MR. ATTILA THE HUN
This sketch follows on from the "Probe Around on Crime" sketch
Cut to newspaper picture of police dancing round Stonehenge which is being read by a chief constable in his office.
Chief Constable: (T.J.) Now this is the kind of thing that gives the police a bad name, sergeant.
Pull out further to reveal police sergeant in long shimmering slim-fitting ladies evening gown, diamante handbag and helmet.
Sergeant: (G.C.) I know, sir.
Intercom buzzer goes on desk.
Chief Constable: (depressing knob) Yes, Beryl?
Beryl: (male voce) Attila the Hun to see you, sir.
Chief Constable: Who?
Beryl: Attila the Hun, sir.
Chief Constable: Oh botherkins! Er, constable, go and see to him will you?
Sergeant: What! In this dress?
Chief Constable: Oh all right, I'll go.
Sergeant: Oh, I have got a little green pinny I could wear...
Chief Constable: No, no, no, I'll go. You stay here.
Sergeant: Oh goody! I can get on with the ironing.
The chief constable walks through the door into the reception area of the police station. There is a policeman behind the counter and a little insignificant man is standing waiting.
Chief Constable: (to policeman) Right where is he?
Beryl: (J.C.) Over there, sir.
Chief Constable: Right, er, all right sergeant leave this to me. Er, now then sir, you are Attila the Hun.
Attila the Hun: (M.P.) That's right, yes. A. T. Hun. My parents were Mr and Mrs Norman Hun, but they had a little joke when I was born.
Chief Constable: Yes well, Mr Hun ...
Attila: Oh! Call me 'The', for heaven's sake!
Chief Constable: Oh well, The... what do you want to see us about?
Attila: I've come to give myself up.
Chief Constable: What for?
Attila: Looting, pillaging and sacking a major city.
Chief Constable: I beg your pardon?
Attila: Looting, pillaging, sacking a major city, and I'd like nine thousand other charges to be taken into consideration, please.
Chief Constable: I say, excuse me, Mr Hun. (he takes his hat off, removes his moustache, puts it in the hat and puts the hat back on) Have you any objection to taking a breath test?
Attila: Oh, no. No, no, no, no.
Chief Constable: Right, er, sergeant will you bring the Hunalyser, please?
The constable produces a breathalyser.
Beryl: Here we are, sir.
Hands it to the chief constable.
Chief Constable: Er, how's it work?
Beryl: Well he breathes into it, sir, and the white crystals turn lime green. Then he is Attila the Hun, sir.

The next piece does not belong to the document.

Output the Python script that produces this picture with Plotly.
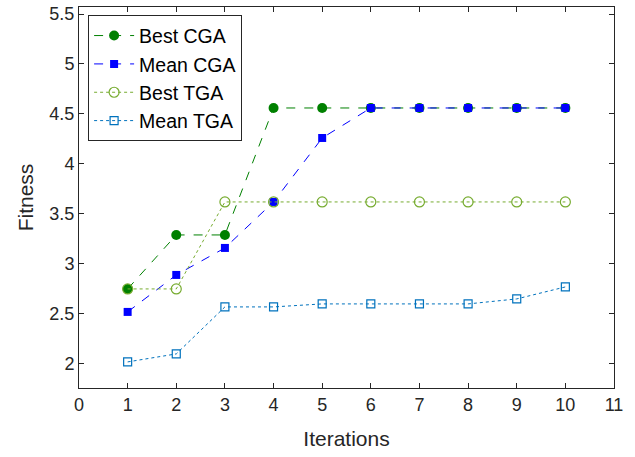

Chief Constable: I see. Right. Would you mind breathing into this Mr Hun?
Attila: Right. (blows into bag)
Chief Constable: What if nothing happens, sergeant?
Beryl: He's Alexander the Great!
Chief Constable: Ha, ha! Caught you, Mr A. T. Great!
Attila: (who is now Alexander the Great) Oh curses! Curses! I thought I was safe, disguised as Attila the Hun.
Chief Constable: Oh perhaps so, but you made one fatal mistake... you see, this wasn't a Hunalyser... it was an Alexander the Greatalyser Take him away, Beryl!
Cut to letter
First Voice Over: Dear Sir, I object very strongly to that last scene, and to the next letter.
Cut to second letter.
Second Voice Over: Dear Sir, I object to being objected to by the last letter, before my drift has become apparent. I spent many years in India during the last war and am now a part-time notice board in a prominent public school. Yours etc., Brigadier Zoe La Rue (deceased). PS Aghhh!
Cut to third letter.
Third Voice Over: Dear Sir, When I was at school, I was beaten regularly every thirty minutes, and it never did me any harm - except for psychological maladjusunent and blurred vision. Yours truly, Flight Lieutenant Ken Frankenstein (Mrs).